A obrigação de fingir alegria

Miguel Lucena

O Brasil é a terra de um povo alegre? Deve ser, diz a maioria, porque as pessoas não podem ver um trio elétrico que saem correndo atrás. Os bares vivem cheios, os sorrisos largos demonstram alegria.

Paulo Prado, em 1928, escreveu em Retrato do Brasil que em uma terra radiosa vivia um povo triste.
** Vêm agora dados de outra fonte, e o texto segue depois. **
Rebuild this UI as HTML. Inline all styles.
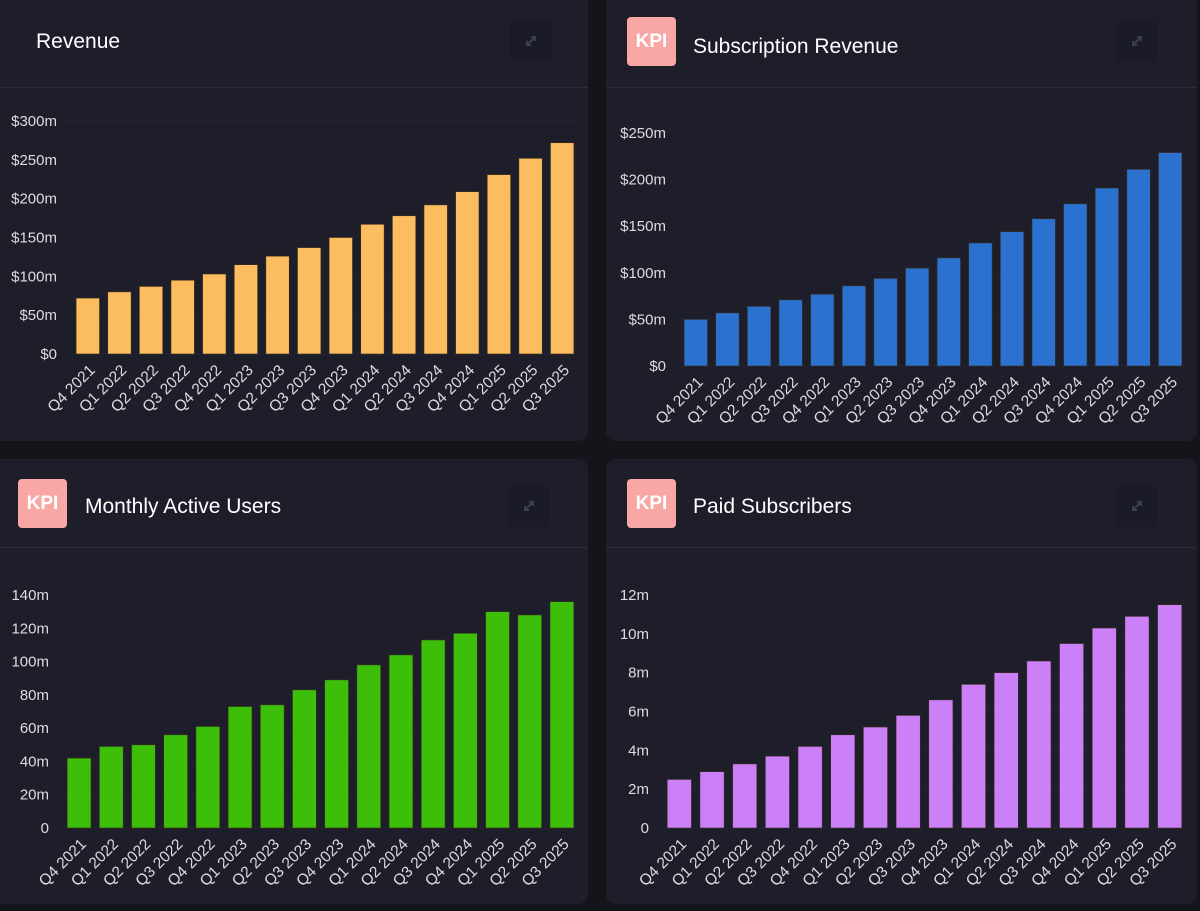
<!DOCTYPE html>
<html><head><meta charset="utf-8">
<style>
body{margin:0;width:1200px;height:911px;background:#14141b;overflow:hidden;font-family:"Liberation Sans",sans-serif;}
.panel{position:absolute;background:#1e1e2b;border-radius:10px;overflow:hidden;}
.hdr{position:absolute;left:0;right:0;top:0;height:87px;border-bottom:1px solid #2c2c3a;}
.title{position:absolute;color:#fff;font-size:21px;font-family:"Liberation Sans",sans-serif;font-weight:normal;}
.kpi{position:absolute;width:49px;height:49px;background:#f9a7a4;border-radius:4px;color:#fff;font-weight:bold;font-size:19px;line-height:49px;text-align:center;}
.exp{position:absolute;width:42px;height:42px;background:#1b1b27;border-radius:6px;}
svg{position:absolute;left:0;top:0;}
</style></head><body>
<div class="panel" style="left:-10px;top:-10px;width:598px;height:451px;">
 <div class="hdr" style="top:10px;"></div>
 <div class="title" style="left:46px;top:40px;">Revenue</div>
 <div class="exp" style="left:520px;top:30px;"><svg width="42" height="42"><path d="M17 25 L25 17 M21 17 H25 V21 M17 21 V25 H21" stroke="#3a3e4e" stroke-width="2" fill="none"/></svg></div>
</div>
<div class="panel" style="left:606px;top:-10px;width:591px;height:451px;">
 <div class="hdr" style="top:10px;"></div>
 <div class="kpi" style="left:21px;top:27px;">KPI</div>
 <div class="title" style="left:87px;top:45px;">Subscription Revenue</div>
 <div class="exp" style="left:510px;top:30px;"><svg width="42" height="42"><path d="M17 25 L25 17 M21 17 H25 V21 M17 21 V25 H21" stroke="#3a3e4e" stroke-width="2" fill="none"/></svg></div>
</div>
<div class="panel" style="left:-10px;top:459px;width:598px;height:445px;">
 <div class="hdr" style="height:88px;"></div>
 <div class="kpi" style="left:28px;top:20px;">KPI</div>
 <div class="title" style="left:95px;top:36px;">Monthly Active Users</div>
 <div class="exp" style="left:518px;top:26px;"><svg width="42" height="42"><path d="M17 25 L25 17 M21 17 H25 V21 M17 21 V25 H21" stroke="#3a3e4e" stroke-width="2" fill="none"/></svg></div>
</div>
<div class="panel" style="left:606px;top:459px;width:591px;height:445px;">
 <div class="hdr" style="height:88px;"></div>
 <div class="kpi" style="left:21px;top:20px;">KPI</div>
 <div class="title" style="left:87px;top:36px;">Paid Subscribers</div>
 <div class="exp" style="left:510px;top:26px;"><svg width="42" height="42"><path d="M17 25 L25 17 M21 17 H25 V21 M17 21 V25 H21" stroke="#3a3e4e" stroke-width="2" fill="none"/></svg></div>
</div>
<svg id="charts" width="1200" height="911"></svg>
<script>
const categories=["Q4 2021","Q1 2022","Q2 2022","Q3 2022","Q4 2022","Q1 2023","Q2 2023","Q3 2023","Q4 2023","Q1 2024","Q2 2024","Q3 2024","Q4 2024","Q1 2025","Q2 2025","Q3 2025"];
const revenueValues=[72,80,87,95,103,115,126,137,150,167,178,192,209,231,252,272];
const subscriptionValues=[50,57,64,71,77,86,94,105,116,132,144,158,174,191,211,229];
const mauValues=[42,49,50,56,61,73,74,83,89,98,104,113,117,130,128,136];
const paidValues=[2.5,2.9,3.3,3.7,4.2,4.8,5.2,5.8,6.6,7.4,8.0,8.6,9.5,10.3,10.9,11.5];
const revenueTicks=[0,50,100,150,200,250,300];
const revenueTickLabels=["$0","$50m","$100m","$150m","$200m","$250m","$300m"];
const subscriptionTicks=[0,50,100,150,200,250];
const subscriptionTickLabels=["$0","$50m","$100m","$150m","$200m","$250m"];
const mauTicks=[0,20,40,60,80,100,120,140];
const mauTickLabels=["0","20m","40m","60m","80m","100m","120m","140m"];
const paidTicks=[0,2,4,6,8,10,12];
const paidTickLabels=["0","2m","4m","6m","8m","10m","12m"];

const NS="http://www.w3.org/2000/svg";
const svg=document.getElementById('charts');
function mk(t,a){const e=document.createElementNS(NS,t);for(const k in a)e.setAttribute(k,a[k]);svg.appendChild(e);return e;}
function chart(name,vals,ticks,labels,color,box){
  const {x0,x1,y0,y1,labelX,max}=box;
  const ys=v=>y0-(v/max)*(y0-y1);
  const step=(x1-x0)/vals.length, bw=step*0.74;
  ticks.forEach((t,i)=>{
    const g=mk('line',{x1:x0-8,x2:x1,y1:ys(t),y2:ys(t),stroke:'#232330','stroke-width':1});
    
    
    const tx=mk('text',{x:labelX,y:ys(t)+5,fill:'#dcdce4','font-size':15,'text-anchor':'end','font-family':'Liberation Sans, sans-serif'});
    tx.textContent=labels[i];
    
    
  });
  vals.forEach((v,i)=>{
    const bx=x0+i*step+(step-bw)/2;
    const r=mk('rect',{x:bx,y:ys(v),width:bw,height:ys(0)-ys(v),fill:color,stroke:'#3a2e1e','stroke-width':0.6});
    
    
    const cx=bx+bw/2+8, cy=y0+17;
    const tx=mk('text',{x:cx,y:cy,fill:'#dcdce4','font-size':15.5,'text-anchor':'end','font-family':'Liberation Sans, sans-serif',transform:`rotate(-45 ${cx} ${cy})`});
    tx.textContent=categories[i];
    
    
  });
}
chart('revenue',revenueValues,revenueTicks,revenueTickLabels,'#fbbd5f',{x0:72,x1:578,y0:354,y1:121,labelX:57,max:300});
chart('subscription',subscriptionValues,subscriptionTicks,subscriptionTickLabels,'#2b72d0',{x0:680,x1:1186,y0:366,y1:133,labelX:666,max:250});
chart('mau',mauValues,mauTicks,mauTickLabels,'#3dbf0a',{x0:63,x1:578,y0:828,y1:595,labelX:49,max:140});
chart('paid',paidValues,paidTicks,paidTickLabels,'#cc80f8',{x0:663,x1:1186,y0:828,y1:595,labelX:649,max:12});
</script>
</body></html>
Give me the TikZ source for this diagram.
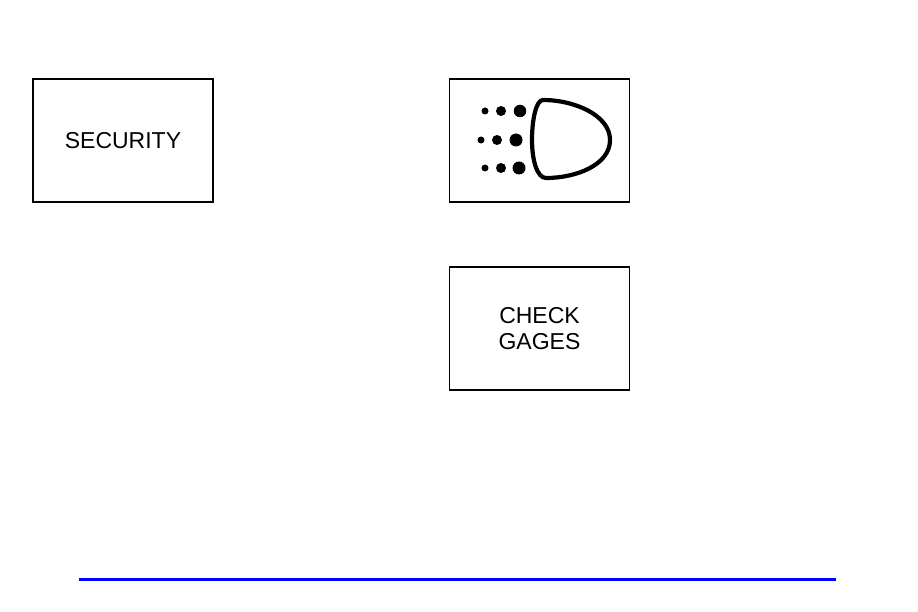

O compositor e cantor João Bosco verseja, em Rancho da Goiabada, de 1978, que os tantos iguais vão ao bar contar mentiras para espantar a dor. Ele fala de boias-frias que tomam biritas para espantar a tristeza, sonhando com bifes a cavalo, batatas fritas e sobremesa de goiabada cascão com muito queijo.

Os mestres Cartola e Carlos Cachaça compuseram, na década de 1940, a obra-prima Quem me vê sorrindo, mostrando que a alegria aparente é um engano e agem assim como consolo.

“Quem me vê sorrindo pensa que estou alegre, o meu sorriso é por consolação, porque sei conter, para ninguém ver, o pranto do meu coração.” Demonstram, então, que as aparências enganam, porque as pessoas sabem disfarçar os infortúnios.

O desemprego, a mesa vazia, as incertezas sobre a sobrevivência digna, os pequenos e grandes golpes da vida, as decepções, os logros, os enganos e o desespero desembocam nos botecos e nas avenidas, a fingir uma alegria fugaz que se acaba no dia seguinte ou na Quarta-feira de Cinzas.